▸ **Requirement**:
Please list all lines of the material below in which the string "React" occurs.

▸ **Given data**:
-- -- --

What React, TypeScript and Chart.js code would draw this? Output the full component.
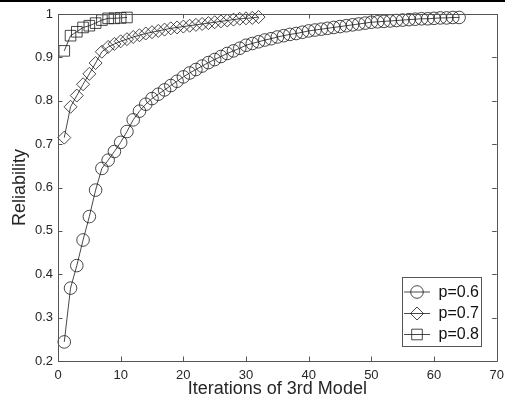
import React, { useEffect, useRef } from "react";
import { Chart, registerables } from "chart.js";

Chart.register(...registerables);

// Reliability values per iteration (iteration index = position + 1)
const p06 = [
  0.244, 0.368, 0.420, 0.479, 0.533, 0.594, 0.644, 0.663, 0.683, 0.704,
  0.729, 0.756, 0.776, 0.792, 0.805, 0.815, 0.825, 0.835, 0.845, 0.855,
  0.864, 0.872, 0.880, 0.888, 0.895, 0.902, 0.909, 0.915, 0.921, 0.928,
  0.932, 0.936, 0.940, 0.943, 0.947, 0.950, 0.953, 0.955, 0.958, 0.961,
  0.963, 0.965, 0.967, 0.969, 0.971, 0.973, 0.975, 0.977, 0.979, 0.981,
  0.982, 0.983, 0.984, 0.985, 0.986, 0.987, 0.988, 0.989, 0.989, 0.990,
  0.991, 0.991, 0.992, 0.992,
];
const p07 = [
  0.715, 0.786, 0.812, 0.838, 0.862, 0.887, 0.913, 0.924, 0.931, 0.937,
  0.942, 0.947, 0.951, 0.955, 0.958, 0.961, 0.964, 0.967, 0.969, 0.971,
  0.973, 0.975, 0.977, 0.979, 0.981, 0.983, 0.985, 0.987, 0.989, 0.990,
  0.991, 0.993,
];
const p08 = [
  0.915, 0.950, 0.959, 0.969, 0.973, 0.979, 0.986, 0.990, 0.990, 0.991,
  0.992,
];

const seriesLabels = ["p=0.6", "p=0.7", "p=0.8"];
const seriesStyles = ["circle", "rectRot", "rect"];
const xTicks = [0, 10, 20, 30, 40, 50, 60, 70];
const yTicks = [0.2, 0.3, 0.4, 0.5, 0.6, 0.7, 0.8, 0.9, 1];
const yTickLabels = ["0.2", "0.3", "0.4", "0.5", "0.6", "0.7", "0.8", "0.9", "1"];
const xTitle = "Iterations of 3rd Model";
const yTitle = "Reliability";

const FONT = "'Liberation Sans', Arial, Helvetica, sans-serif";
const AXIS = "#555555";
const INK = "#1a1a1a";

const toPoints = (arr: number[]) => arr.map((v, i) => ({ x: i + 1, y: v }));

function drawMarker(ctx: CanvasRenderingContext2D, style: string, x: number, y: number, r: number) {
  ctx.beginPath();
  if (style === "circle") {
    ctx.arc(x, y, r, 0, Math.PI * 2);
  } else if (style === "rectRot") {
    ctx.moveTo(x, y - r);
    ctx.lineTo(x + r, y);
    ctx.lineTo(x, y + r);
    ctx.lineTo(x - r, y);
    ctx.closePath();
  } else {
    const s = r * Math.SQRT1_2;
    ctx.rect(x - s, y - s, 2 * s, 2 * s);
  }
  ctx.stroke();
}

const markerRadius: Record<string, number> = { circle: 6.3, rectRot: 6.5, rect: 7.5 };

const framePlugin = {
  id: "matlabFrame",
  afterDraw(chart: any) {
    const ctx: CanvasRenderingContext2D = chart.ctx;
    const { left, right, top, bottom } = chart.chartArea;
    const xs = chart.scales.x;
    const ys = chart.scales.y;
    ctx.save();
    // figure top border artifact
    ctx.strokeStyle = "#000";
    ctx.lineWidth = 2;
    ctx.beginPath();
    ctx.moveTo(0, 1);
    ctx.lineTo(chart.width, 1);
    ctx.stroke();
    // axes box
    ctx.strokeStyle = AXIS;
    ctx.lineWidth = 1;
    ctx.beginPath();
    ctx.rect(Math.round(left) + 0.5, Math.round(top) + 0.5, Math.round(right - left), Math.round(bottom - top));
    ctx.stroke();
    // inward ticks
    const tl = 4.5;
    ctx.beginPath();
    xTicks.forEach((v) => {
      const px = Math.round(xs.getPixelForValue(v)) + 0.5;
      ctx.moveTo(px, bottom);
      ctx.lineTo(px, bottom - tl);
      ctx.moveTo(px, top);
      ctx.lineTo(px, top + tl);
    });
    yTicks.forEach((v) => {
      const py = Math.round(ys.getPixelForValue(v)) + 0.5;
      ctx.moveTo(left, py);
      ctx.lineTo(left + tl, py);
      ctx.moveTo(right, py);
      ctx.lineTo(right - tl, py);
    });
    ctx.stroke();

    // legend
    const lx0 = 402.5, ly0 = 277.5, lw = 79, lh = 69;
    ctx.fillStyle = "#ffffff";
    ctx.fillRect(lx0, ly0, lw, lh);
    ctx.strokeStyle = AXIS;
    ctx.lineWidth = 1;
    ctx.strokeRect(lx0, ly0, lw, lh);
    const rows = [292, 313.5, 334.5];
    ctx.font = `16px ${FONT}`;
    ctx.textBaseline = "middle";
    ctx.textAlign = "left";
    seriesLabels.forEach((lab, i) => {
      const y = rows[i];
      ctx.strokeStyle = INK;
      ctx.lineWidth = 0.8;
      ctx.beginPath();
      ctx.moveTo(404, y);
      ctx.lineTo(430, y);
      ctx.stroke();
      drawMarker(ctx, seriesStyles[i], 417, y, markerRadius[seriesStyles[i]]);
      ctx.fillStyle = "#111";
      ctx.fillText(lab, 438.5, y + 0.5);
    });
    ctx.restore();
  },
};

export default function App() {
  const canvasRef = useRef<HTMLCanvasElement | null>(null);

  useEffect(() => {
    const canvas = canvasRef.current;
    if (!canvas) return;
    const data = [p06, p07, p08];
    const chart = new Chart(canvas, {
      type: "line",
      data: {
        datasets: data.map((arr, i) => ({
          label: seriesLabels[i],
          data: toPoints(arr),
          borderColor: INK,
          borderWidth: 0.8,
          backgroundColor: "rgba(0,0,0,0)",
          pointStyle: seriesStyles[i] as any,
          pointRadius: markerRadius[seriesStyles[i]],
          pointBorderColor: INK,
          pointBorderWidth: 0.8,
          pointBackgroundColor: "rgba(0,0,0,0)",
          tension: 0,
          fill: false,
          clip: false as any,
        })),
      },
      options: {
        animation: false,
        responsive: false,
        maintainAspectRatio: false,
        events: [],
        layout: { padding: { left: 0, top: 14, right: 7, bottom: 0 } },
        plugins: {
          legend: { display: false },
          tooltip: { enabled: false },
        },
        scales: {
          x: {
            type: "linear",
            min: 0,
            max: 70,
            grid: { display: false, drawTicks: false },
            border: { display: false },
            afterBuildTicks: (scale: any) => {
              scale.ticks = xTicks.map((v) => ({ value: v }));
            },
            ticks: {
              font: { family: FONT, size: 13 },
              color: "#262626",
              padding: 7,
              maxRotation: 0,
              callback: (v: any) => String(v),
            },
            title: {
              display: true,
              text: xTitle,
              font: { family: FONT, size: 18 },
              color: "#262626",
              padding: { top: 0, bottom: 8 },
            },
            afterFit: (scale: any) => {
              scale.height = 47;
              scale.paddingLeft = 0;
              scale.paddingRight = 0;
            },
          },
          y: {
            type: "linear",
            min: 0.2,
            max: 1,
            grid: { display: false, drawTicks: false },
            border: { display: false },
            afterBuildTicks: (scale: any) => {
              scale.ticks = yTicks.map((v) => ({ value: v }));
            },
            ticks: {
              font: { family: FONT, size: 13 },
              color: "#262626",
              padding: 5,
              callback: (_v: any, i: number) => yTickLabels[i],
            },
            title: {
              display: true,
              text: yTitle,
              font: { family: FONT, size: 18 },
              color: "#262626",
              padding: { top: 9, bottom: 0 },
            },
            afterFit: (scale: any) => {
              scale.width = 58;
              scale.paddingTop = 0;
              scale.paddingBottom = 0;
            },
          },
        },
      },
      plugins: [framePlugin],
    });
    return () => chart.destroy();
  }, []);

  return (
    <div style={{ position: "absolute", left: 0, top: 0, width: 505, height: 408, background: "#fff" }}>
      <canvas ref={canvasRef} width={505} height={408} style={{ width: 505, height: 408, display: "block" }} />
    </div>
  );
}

-- -- --

▸ **Result of this exercise**:
What React, TypeScript and Chart.js code would draw this? Output the full component.
import React, { useEffect, useRef } from "react";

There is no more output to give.